-- YOUR GOAL --
Your task is to copy the listing exactly. Drop any pictures from the copy.

-- COLLECTED MATERIAL --
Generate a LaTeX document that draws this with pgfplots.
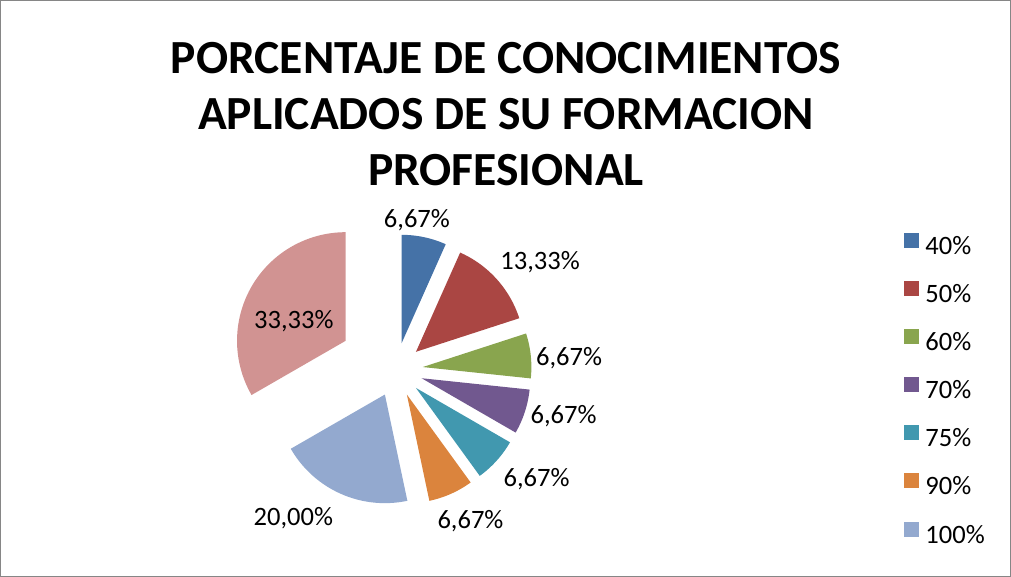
\documentclass[border=0pt]{standalone}
\usepackage{pgfplots}
\pgfplotsset{compat=1.18}
\usepackage{fontspec}
\setmainfont{Carlito}
\definecolor{c1}{HTML}{4572A7}
\definecolor{c2}{HTML}{AA4643}
\definecolor{c3}{HTML}{89A54E}
\definecolor{c4}{HTML}{71588F}
\definecolor{c5}{HTML}{4198AF}
\definecolor{c6}{HTML}{DB843D}
\definecolor{c7}{HTML}{93A9CF}
\definecolor{c8}{HTML}{D19392}
\definecolor{frame}{HTML}{868686}
\begin{document}
\begin{tikzpicture}
\begin{axis}[width=1011pt,height=577pt,scale only axis,
  xmin=0,xmax=1011,ymin=0,ymax=577,hide axis,clip=false,
  legend style={at={(axis cs:904,344)},anchor=north west,draw=none,fill=none,
    inner sep=0pt,outer sep=0pt,font=\fontsize{26.5}{26.5}\selectfont,
    row sep=20.6pt,column sep=6pt,
    nodes={inner sep=0pt,text height=19pt,text depth=6pt}},
  legend cell align=left,
  legend image code/.code={\fill[#1] (0pt,0pt) rectangle (15pt,15pt);},
  legend entries={40\%,50\%,60\%,70\%,75\%,90\%,100\%},
]
\def\cum{0}
\foreach \v/\col/\e in {6.67/c1/27,13.33/c2/27,6.67/c3/27,6.67/c4/27,6.67/c5/27,6.67/c6/27,20.00/c7/27,33.33/c8/58}{
  \pgfmathsetmacro\aS{90-3.6*\cum}
  \pgfmathsetmacro\aE{90-3.6*(\cum+\v)}
  \pgfmathsetmacro\aM{(\aS+\aE)/2}
  \pgfmathsetmacro\px{396+\e*cos(\aM)}
  \pgfmathsetmacro\py{207+\e*sin(\aM)}
  \edef\tmp{\noexpand\addplot[fill=\col,draw=none,domain=\aE:\aS,samples=60,variable=\noexpand\t] ({\px+108.5*cos(\noexpand\t)},{\py+108.5*sin(\noexpand\t)}) -- (axis cs:\px,\py) -- cycle;}
  \tmp
  \pgfmathsetmacro\nc{\cum+\v}
  \xdef\cum{\nc}
}
\draw[frame,line width=1pt] (axis cs:1,1) rectangle (axis cs:1010,576);
\tikzset{lbl/.style={font=\fontsize{26.5}{26.5}\selectfont,anchor=base,inner sep=0pt}}
\node[lbl] at (axis cs:417,349) {6,67\%};
\node[lbl] at (axis cs:540,307) {13,33\%};
\node[lbl] at (axis cs:569,211) {6,67\%};
\node[lbl] at (axis cs:563.5,153) {6,67\%};
\node[lbl] at (axis cs:536.5,90) {6,67\%};
\node[lbl] at (axis cs:470.5,49) {6,67\%};
\node[lbl] at (axis cs:293.5,52) {20,00\%};
\node[lbl] at (axis cs:294,248) {33,33\%};
\tikzset{ttl/.style={font=\bfseries\fontsize{47.5}{47.5}\selectfont,anchor=base,inner sep=0pt}}
\node[ttl] at (axis cs:506,503) {PORCENTAJE DE CONOCIMIENTOS};
\node[ttl] at (axis cs:506,447) {APLICADOS DE SU FORMACION};
\node[ttl] at (axis cs:506,391) {PROFESIONAL};
\end{axis}
\end{tikzpicture}
\end{document}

-- FINISHED EXERCISE --
Generate a LaTeX document that draws this with pgfplots.
\documentclass[border=0pt]{standalone}
\usepackage{pgfplots}
\pgfplotsset{compat=1.18}
\usepackage{fontspec}
\setmainfont{Carlito}
\definecolor{c1}{HTML}{4572A7}
\definecolor{c2}{HTML}{AA4643}
\definecolor{c3}{HTML}{89A54E}
\definecolor{c4}{HTML}{71588F}
\definecolor{c5}{HTML}{4198AF}
\definecolor{c6}{HTML}{DB843D}
\definecolor{c7}{HTML}{93A9CF}
\definecolor{c8}{HTML}{D19392}
\definecolor{frame}{HTML}{868686}
\begin{document}
\begin{tikzpicture}
\begin{axis}[width=1011pt,height=577pt,scale only axis,
  xmin=0,xmax=1011,ymin=0,ymax=577,hide axis,clip=false,
  legend style={at={(axis cs:904,344)},anchor=north west,draw=none,fill=none,
    inner sep=0pt,outer sep=0pt,font=\fontsize{26.5}{26.5}\selectfont,
    row sep=20.6pt,column sep=6pt,
    nodes={inner sep=0pt,text height=19pt,text depth=6pt}},
  legend cell align=left,
  legend image code/.code={\fill[#1] (0pt,0pt) rectangle (15pt,15pt);},
  legend entries={40\%,50\%,60\%,70\%,75\%,90\%,100\%},
]
\def\cum{0}
\foreach \v/\col/\e in {6.67/c1/27,13.33/c2/27,6.67/c3/27,6.67/c4/27,6.67/c5/27,6.67/c6/27,20.00/c7/27,33.33/c8/58}{
  \pgfmathsetmacro\aS{90-3.6*\cum}
  \pgfmathsetmacro\aE{90-3.6*(\cum+\v)}
  \pgfmathsetmacro\aM{(\aS+\aE)/2}
  \pgfmathsetmacro\px{396+\e*cos(\aM)}
  \pgfmathsetmacro\py{207+\e*sin(\aM)}
  \edef\tmp{\noexpand\addplot[fill=\col,draw=none,domain=\aE:\aS,samples=60,variable=\noexpand\t] ({\px+108.5*cos(\noexpand\t)},{\py+108.5*sin(\noexpand\t)}) -- (axis cs:\px,\py) -- cycle;}
  \tmp
  \pgfmathsetmacro\nc{\cum+\v}
  \xdef\cum{\nc}
}
\draw[frame,line width=1pt] (axis cs:1,1) rectangle (axis cs:1010,576);
\tikzset{lbl/.style={font=\fontsize{26.5}{26.5}\selectfont,anchor=base,inner sep=0pt}}
\node[lbl] at (axis cs:417,349) {6,67\%};
\node[lbl] at (axis cs:540,307) {13,33\%};
\node[lbl] at (axis cs:569,211) {6,67\%};
\node[lbl] at (axis cs:563.5,153) {6,67\%};
\node[lbl] at (axis cs:536.5,90) {6,67\%};
\node[lbl] at (axis cs:470.5,49) {6,67\%};
\node[lbl] at (axis cs:293.5,52) {20,00\%};
\node[lbl] at (axis cs:294,248) {33,33\%};
\tikzset{ttl/.style={font=\bfseries\fontsize{47.5}{47.5}\selectfont,anchor=base,inner sep=0pt}}
\node[ttl] at (axis cs:506,503) {PORCENTAJE DE CONOCIMIENTOS};
\node[ttl] at (axis cs:506,447) {APLICADOS DE SU FORMACION};
\node[ttl] at (axis cs:506,391) {PROFESIONAL};
\end{axis}
\end{tikzpicture}
\end{document}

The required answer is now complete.